Sideways with a 27 May decision point. The Pakistan-China joint statement expected on 27 May is the first concrete test of whether China will absorb the US secondary-sanctions exposure of routing the $12bn outside Treasury authority, the specific move that could unlock the sequencing deadlock. If the statement is silent on asset mechanics, the 1 June War Powers Resolution cliff becomes the next pressure point: a successful House vote would be the first signed congressional constraint on the conflict and would force an OFAC general licence or presidential memorandum, neither of which the administration has been willing to produce.

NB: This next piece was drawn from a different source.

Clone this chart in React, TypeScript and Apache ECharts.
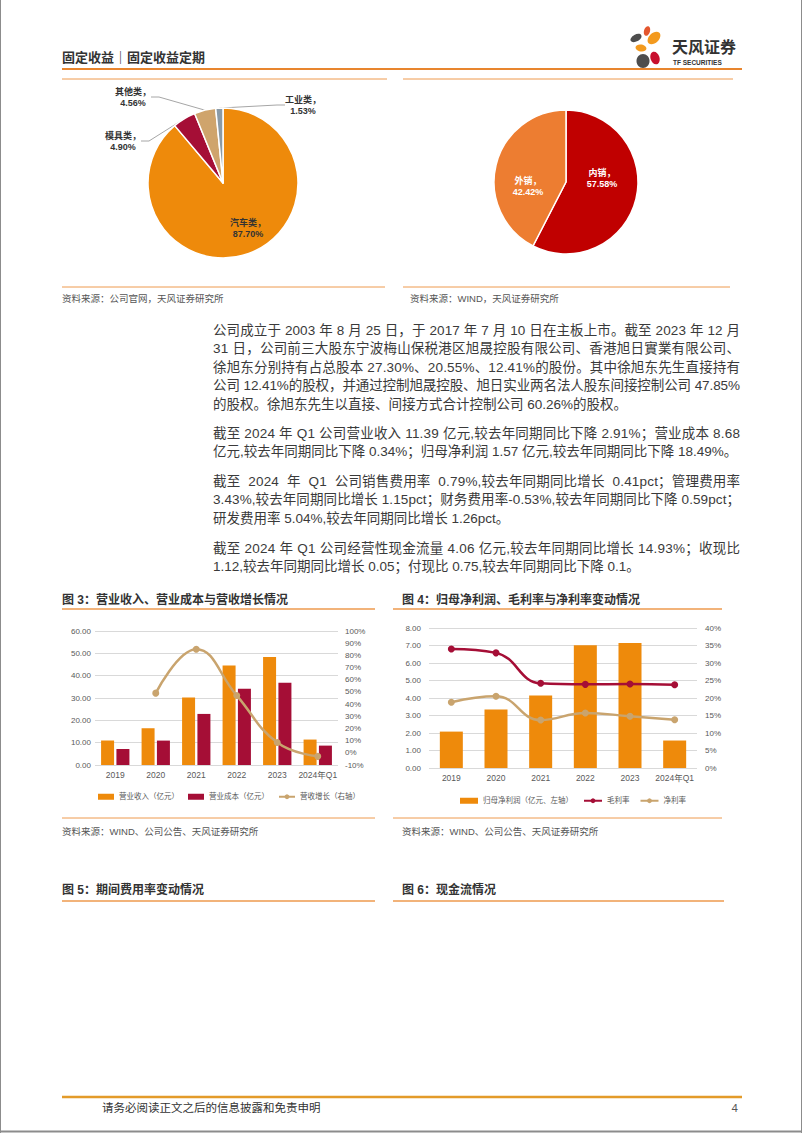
import React, { useEffect, useRef } from "react";
import * as echarts from "echarts";

const W = 802;
const H = 1133;
const FONT = '"Liberation Sans", "Noto Sans CJK SC", sans-serif';

// ---------- data ----------
const productNames = ["汽车类", "模具类", "其他类", "工业类"];
const productShares = [87.7, 4.9, 4.56, 1.53];
const regionNames = ["内销", "外销"];
const regionShares = [57.58, 42.42];

const years = ["2019", "2020", "2021", "2022", "2023", "2024年Q1"];
const revenue = [10.97, 16.46, 30.24, 44.54, 48.34, 11.39];
const cost = [7.16, 10.93, 22.87, 34.1, 36.8, 8.68];
const revenueGrowth: (number | null)[] = [null, 49, 85, 47, 8.5, -2.91];

const netProfit = [2.08, 3.35, 4.14, 7.01, 7.15, 1.57];
const grossMargin = [34.0, 32.9, 24.2, 23.9, 24.0, 23.8];
const netMargin = [18.8, 20.5, 13.7, 15.7, 14.8, 13.8];

const paragraphs: string[][] = [
  [
    "公司成立于 2003 年 8 月 25 日，于 2017 年 7 月 10 日在主板上市。截至 2023 年 12 月",
    "31 日，公司前三大股东宁波梅山保税港区旭晟控股有限公司、香港旭日實業有限公司、",
    "徐旭东分别持有占总股本 27.30%、20.55%、12.41%的股份。其中徐旭东先生直接持有",
    "公司 12.41%的股权，并通过控制旭晟控股、旭日实业两名法人股东间接控制公司 47.85%",
    "的股权。徐旭东先生以直接、间接方式合计控制公司 60.26%的股权。",
  ],
  [
    "截至 2024 年 Q1 公司营业收入 11.39 亿元,较去年同期同比下降 2.91%；营业成本 8.68",
    "亿元,较去年同期同比下降 0.34%；归母净利润 1.57 亿元,较去年同期同比下降 18.49%。",
  ],
  [
    "截至  2024  年  Q1  公司销售费用率  0.79%,较去年同期同比增长  0.41pct；管理费用率",
    "3.43%,较去年同期同比增长 1.15pct；财务费用率-0.53%,较去年同期同比下降 0.59pct；",
    "研发费用率 5.04%,较去年同期同比增长 1.26pct。",
  ],
  [
    "截至 2024 年 Q1 公司经营性现金流量 4.06 亿元,较去年同期同比增长 14.93%；收现比",
    "1.12,较去年同期同比增长 0.05；付现比 0.75,较去年同期同比下降 0.1。",
  ],
];

// ---------- colours ----------
const ORANGE = "#EE8A0B";
const CRIMSON = "#A50E36";
const TAN = "#C9A46E";
const LINE_ORANGE = "#EE9A4E";
const TEXT = "#3a3a3a";
const AXIS_TXT = "#595959";

const PARA_X = 213;
const PARA_W = 527;
const justified = new Set<string>();
paragraphs.forEach((lines) => lines.slice(0, -1).forEach((l) => justified.add(l)));

function txt(x: number, y: number, text: string, size: number, opts: any = {}) {
  return {
    type: "text",
    x,
    y,
    silent: true,
    style: {
      text,
      fill: opts.fill || TEXT,
      font: `${opts.weight || "normal"} ${size}px ${FONT}`,
      align: opts.align || "left",
      verticalAlign: "middle",
      textAlign: opts.align || "left",
      textVerticalAlign: "middle",
    },
  };
}
function hline(x1: number, x2: number, y: number, color: string, w: number) {
  return {
    type: "line",
    silent: true,
    shape: { x1, y1: y, x2, y2: y },
    style: { stroke: color, lineWidth: w },
  };
}
function petal(x: number, y: number, rx: number, ry: number, rot: number, color: string) {
  return {
    type: "ellipse",
    x,
    y,
    rotation: rot,
    silent: true,
    shape: { cx: 0, cy: 0, rx, ry },
    style: { fill: color },
  };
}

const pieLabelPos1: Record<number, [number, number]> = {
  0: [248, 228],
  1: [123, 141],
  2: [133, 97],
  3: [303, 105],
};
const pieLabelPos2: Record<number, [number, number]> = {
  0: [602, 178],
  1: [528, 186],
};

function buildGraphic() {
  const els: any[] = [];
  // page frame
  els.push({ type: "line", silent: true, shape: { x1: 0.5, y1: 0, x2: 0.5, y2: H }, style: { stroke: "#8c8c8c", lineWidth: 1 } });
  els.push({ type: "line", silent: true, shape: { x1: W - 0.5, y1: 0, x2: W - 0.5, y2: H }, style: { stroke: "#8c8c8c", lineWidth: 1 } });
  els.push(hline(0, W, H - 1.5, "#8c8c8c", 2));
  // header
  els.push(txt(62, 57, "固定收益｜固定收益定期", 13, { weight: "bold", fill: "#333" }));
  els.push(hline(62, 742, 69, "#E8852E", 2));
  // logo
  els.push(petal(647, 31, 3, 5, -0.3, "#E4572E"));
  els.push(petal(654, 38, 5, 7.5, -0.8, "#F39A1E"));
  els.push(petal(636, 38, 6, 3.5, 0.5, "#4D4D4D"));
  els.push(petal(641, 48, 5.5, 3.5, -0.2, "#F39A1E"));
  els.push(petal(643, 61, 6.5, 7, 0, "#4D4D4D"));
  els.push(petal(655, 58, 4.5, 6.5, 0.3, "#C8102E"));
  els.push(txt(672, 47, "天风证券", 16, { weight: "bold", fill: "#333" }));
  els.push(txt(673, 62, "TF SECURITIES", 6.5, { weight: "bold", fill: "#333" }));
  // section lines for pies
  els.push(hline(62, 387, 79, LINE_ORANGE, 1));
  els.push(hline(403, 733, 79, LINE_ORANGE, 1));
  els.push(hline(62, 385, 287, LINE_ORANGE, 1));
  els.push(hline(403, 730, 287, LINE_ORANGE, 1));
  els.push(txt(62, 298, "资料来源：公司官网，天风证券研究所", 9.5, { fill: "#555" }));
  els.push(txt(410, 298, "资料来源：WIND，天风证券研究所", 9.5, { fill: "#555" }));
  // paragraphs
  const starts = [330, 433, 481, 548];
  paragraphs.forEach((lines, pi) => {
    lines.forEach((line, li) => {
      els.push(txt(PARA_X, starts[pi] + li * 18.5, line, 13.5, { fill: TEXT }));
    });
  });
  // figure 3 & 4 titles
  els.push(txt(62, 600, "图 3：营业收入、营业成本与营收增长情况", 12, { weight: "bold", fill: "#333" }));
  els.push(hline(62, 375, 609, LINE_ORANGE, 1.5));
  els.push(txt(402, 600, "图 4：归母净利润、毛利率与净利率变动情况", 12, { weight: "bold", fill: "#333" }));
  els.push(hline(393, 722, 609, LINE_ORANGE, 1.5));
  els.push(hline(62, 375, 818, LINE_ORANGE, 1));
  els.push(hline(393, 722, 818, LINE_ORANGE, 1));
  els.push(txt(62, 831, "资料来源：WIND、公司公告、天风证券研究所", 9.5, { fill: "#555" }));
  els.push(txt(402, 831, "资料来源：WIND、公司公告、天风证券研究所", 9.5, { fill: "#555" }));
  // figure 5 & 6 titles
  els.push(txt(62, 890, "图 5：期间费用率变动情况", 12, { weight: "bold", fill: "#333" }));
  els.push(hline(62, 375, 901, LINE_ORANGE, 1.5));
  els.push(txt(402, 890, "图 6：现金流情况", 12, { weight: "bold", fill: "#333" }));
  els.push(hline(393, 724, 901, LINE_ORANGE, 1.5));
  // footer
  els.push(hline(62, 742, 1097, "#E39B2A", 2.5));
  els.push(txt(102, 1108, "请务必阅读正文之后的信息披露和免责申明", 11.5, { fill: "#333" }));
  els.push(txt(738, 1108, "4", 11.5, { fill: "#555", align: "right" }));
  return els;
}

const productColors = [ORANGE, CRIMSON, "#CFA46C", "#8A9AA6"];
const regionColors = ["#C00000", "#ED7D31"];

function buildOption(): any {
  const axisLabelStyle = { color: AXIS_TXT, fontSize: 8, fontFamily: FONT };
  return {
    animation: false,
    backgroundColor: "#fff",
    textStyle: { fontFamily: FONT },
    graphic: { elements: buildGraphic() },
    legend: [
      {
        left: 93,
        top: 788,
        itemWidth: 16,
        itemHeight: 6,
        itemGap: 9,
        selectedMode: false,
        textStyle: { fontSize: 7.5, color: AXIS_TXT, fontFamily: FONT },
        data: [
          { name: "营业收入（亿元）", icon: "rect" },
          { name: "营业成本（亿元）", icon: "rect" },
          { name: "营收增长（右轴）" },
        ],
      },
      {
        left: 455,
        top: 792,
        itemWidth: 18,
        itemHeight: 6,
        itemGap: 10,
        selectedMode: false,
        textStyle: { fontSize: 7.5, color: AXIS_TXT, fontFamily: FONT },
        data: [
          { name: "归母净利润（亿元、左轴）", icon: "rect" },
          { name: "毛利率" },
          { name: "净利率" },
        ],
      },
    ],
    grid: [
      { left: 95, right: W - 338, top: 631, bottom: H - 765 },
      { left: 429, right: W - 697, top: 628, bottom: H - 768 },
    ],
    xAxis: [
      {
        type: "category",
        gridIndex: 0,
        data: years,
        axisLine: { show: false },
        axisTick: { show: false },
        axisLabel: { ...axisLabelStyle, fontSize: 8.5, margin: 6, interval: 0 },
      },
      {
        type: "category",
        gridIndex: 1,
        data: years,
        axisLine: { show: false },
        axisTick: { show: false },
        axisLabel: { ...axisLabelStyle, fontSize: 8.5, margin: 6, interval: 0 },
      },
    ],
    yAxis: [
      {
        type: "value",
        gridIndex: 0,
        min: 0,
        max: 60,
        interval: 10,
        axisLine: { show: false },
        axisTick: { show: false },
        splitLine: { lineStyle: { color: "#D9D9D9", width: 1 } },
        axisLabel: { ...axisLabelStyle, margin: 4, formatter: (v: number) => v.toFixed(2) },
      },
      {
        type: "value",
        gridIndex: 0,
        min: -10,
        max: 100,
        interval: 10,
        position: "right",
        axisLine: { show: false },
        axisTick: { show: false },
        splitLine: { show: false },
        axisLabel: { ...axisLabelStyle, margin: 7, formatter: (v: number) => `${v}%` },
      },
      {
        type: "value",
        gridIndex: 1,
        min: 0,
        max: 8,
        interval: 1,
        axisLine: { show: false },
        axisTick: { show: false },
        splitLine: { lineStyle: { color: "#D9D9D9", width: 1 } },
        axisLabel: { ...axisLabelStyle, margin: 8, formatter: (v: number) => v.toFixed(2) },
      },
      {
        type: "value",
        gridIndex: 1,
        min: 0,
        max: 40,
        interval: 5,
        position: "right",
        axisLine: { show: false },
        axisTick: { show: false },
        splitLine: { show: false },
        axisLabel: { ...axisLabelStyle, margin: 8, formatter: (v: number) => `${v}%` },
      },
    ],
    series: [
      {
        type: "bar",
        name: "营业收入（亿元）",
        xAxisIndex: 0,
        yAxisIndex: 0,
        data: revenue,
        barWidth: 13,
        barGap: "18%",
        itemStyle: { color: ORANGE },
      },
      {
        type: "bar",
        name: "营业成本（亿元）",
        xAxisIndex: 0,
        yAxisIndex: 0,
        data: cost,
        barWidth: 13,
        barGap: "18%",
        itemStyle: { color: CRIMSON },
      },
      {
        type: "line",
        name: "营收增长（右轴）",
        xAxisIndex: 0,
        yAxisIndex: 1,
        data: revenueGrowth,
        smooth: 0.45,
        connectNulls: true,
        symbol: "circle",
        symbolSize: 7,
        lineStyle: { color: TAN, width: 2.5 },
        itemStyle: { color: TAN },
      },
      {
        type: "bar",
        name: "归母净利润（亿元、左轴）",
        xAxisIndex: 1,
        yAxisIndex: 2,
        data: netProfit,
        barWidth: 23,
        itemStyle: { color: ORANGE },
      },
      {
        type: "line",
        name: "毛利率",
        xAxisIndex: 1,
        yAxisIndex: 3,
        data: grossMargin,
        smooth: 0.45,
        symbol: "circle",
        symbolSize: 7,
        lineStyle: { color: CRIMSON, width: 2.5 },
        itemStyle: { color: CRIMSON },
      },
      {
        type: "line",
        name: "净利率",
        xAxisIndex: 1,
        yAxisIndex: 3,
        data: netMargin,
        smooth: 0.45,
        symbol: "circle",
        symbolSize: 7,
        lineStyle: { color: TAN, width: 2.5 },
        itemStyle: { color: TAN },
      },
      {
        type: "pie",
        center: [223, 183],
        radius: 75,
        startAngle: 90,
        clockwise: true,
        avoidLabelOverlap: false,
        itemStyle: { borderColor: "#fff", borderWidth: 1.5 },
        label: {
          show: true,
          position: "outside",
          fontSize: 9,
          fontWeight: "bold",
          lineHeight: 11,
          color: "#333",
          align: "center",
          fontFamily: FONT,
          formatter: (p: any) => `${p.name}，\n${Number(p.value).toFixed(2)}%`,
        },
        labelLine: { show: true, length: 8, length2: 8, lineStyle: { color: "#A6A6A6", width: 1 } },
        labelLayout: (p: any) => {
          const pos = pieLabelPos1[p.dataIndex];
          return pos ? { x: pos[0], y: pos[1], align: "center", verticalAlign: "middle" } : {};
        },
        data: productNames.map((n, i) => ({
          name: n,
          value: productShares[i],
          itemStyle: { color: productColors[i] },
          label: i === 0 ? { position: "inside" } : undefined,
          labelLine: i === 0 ? { show: false } : undefined,
        })),
      },
      {
        type: "pie",
        center: [566, 182],
        radius: 72,
        startAngle: 90,
        clockwise: true,
        avoidLabelOverlap: false,
        itemStyle: { borderColor: "#fff", borderWidth: 1.5 },
        label: {
          show: true,
          position: "inside",
          fontSize: 9,
          fontWeight: "bold",
          lineHeight: 11,
          color: "#fff",
          align: "center",
          fontFamily: FONT,
          formatter: (p: any) => `${p.name}，\n${Number(p.value).toFixed(2)}%`,
        },
        labelLine: { show: false },
        labelLayout: (p: any) => {
          const pos = pieLabelPos2[p.dataIndex];
          return pos ? { x: pos[0], y: pos[1], align: "center", verticalAlign: "middle" } : {};
        },
        data: regionNames.map((n, i) => ({
          name: n,
          value: regionShares[i],
          itemStyle: { color: regionColors[i] },
        })),
      },
    ],
  };
}

function justifyParagraphs(root: HTMLElement) {
  const nodes = root.querySelectorAll("text");
  nodes.forEach((node) => {
    const content = node.textContent || "";
    if (justified.has(content)) {
      node.setAttribute("textLength", String(PARA_W));
      node.setAttribute("lengthAdjust", "spacing");
    }
  });
}

export default function App() {
  const ref = useRef<HTMLDivElement>(null);
  useEffect(() => {
    const el = ref.current;
    if (!el) return;
    const chart = echarts.init(el, null, { renderer: "svg", width: W, height: H });
    chart.setOption(buildOption());
    justifyParagraphs(el);
    const onFinished = () => justifyParagraphs(el);
    chart.on("finished", onFinished);
    const t = window.setTimeout(() => justifyParagraphs(el), 0);
    return () => {
      window.clearTimeout(t);
      chart.off("finished", onFinished);
      chart.dispose();
    };
  }, []);
  return (
    <div
      ref={ref}
      style={{ position: "absolute", left: 0, top: 0, width: W, height: H, background: "#fff" }}
    />
  );
}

If OFAC issues a formal determination letter on Dalian Changxing before 1 June, it either validates or penalises four Chinese state banks' interim dollar-clearing trades, which changes Beijing's cost calculus on the mediation in either direction.

Different Perspectives
Iran
Iran
Tehran told mediators on 24-25 May that $12bn in Qatar-held frozen assets must be released before Hormuz reopens, with Baghaei confirming no deal is imminent. The precondition reflects Iran's institutional memory of two US reversals: the 2018 JCPOA withdrawal and the October 2023 re-freeze of $6bn in South Korean-held revenues, both of which left Tehran with nothing.
United States
United States
Trump posted on 24 May that the blockade holds until a deal is certified and signed, ruling out the informal MOU structure both sides had been building. The 'certified, and signed' condition is the first operational bar Trump has attached in 87 days, but it arrived without an executive instrument, maintaining the gap between posted ultimatum and signed US policy.
China
China
Beijing hosted Pakistan's principal mediators and Iran's China envoy Ghalibaf simultaneously on 25 May while its banking regulator capped new state-bank lending to five sanctioned refiners. China is simultaneously the most credible third-party underwriter of the $12bn sequencing and the state whose institutions face live OFAC secondary-sanctions exposure if the deadlock persists through GL V's expiry.
Pakistan
Pakistan
With both Prime Minister Sharif and army chief Munir simultaneously in Beijing on 25 May, Pakistan has for the first time consolidated its civilian and military mediation tracks under China's roof. Munir's direct Tehran-to-Beijing flight signals that the security and financial threads of the sequencing problem are now being worked in parallel rather than sequentially.
Qatar
Qatar
Qatar holds $12bn of frozen Iranian assets at the centre of the sequencing dispute but cannot release them without explicit US Treasury authorisation, given the original freeze was a US instrument. As the asset-holding state, Qatar's leverage is real but passive: it is the escrow holder, not the decision-maker, and any resolution requires US Treasury sign-off that Trump has withheld.
Gulf Arab producers
Gulf Arab producers
Saudi Arabia and UAE depend on Hormuz for their own crude exports; Aramco CEO Nasser has warned no oil market recovery arrives until 2027 if the blockade continues past mid-June. Monday's $98.96 Brent settlement shortens nothing for Gulf producers without a signed instrument and a Pentagon mine-clearance timeline that runs up to six months post-ceasefire.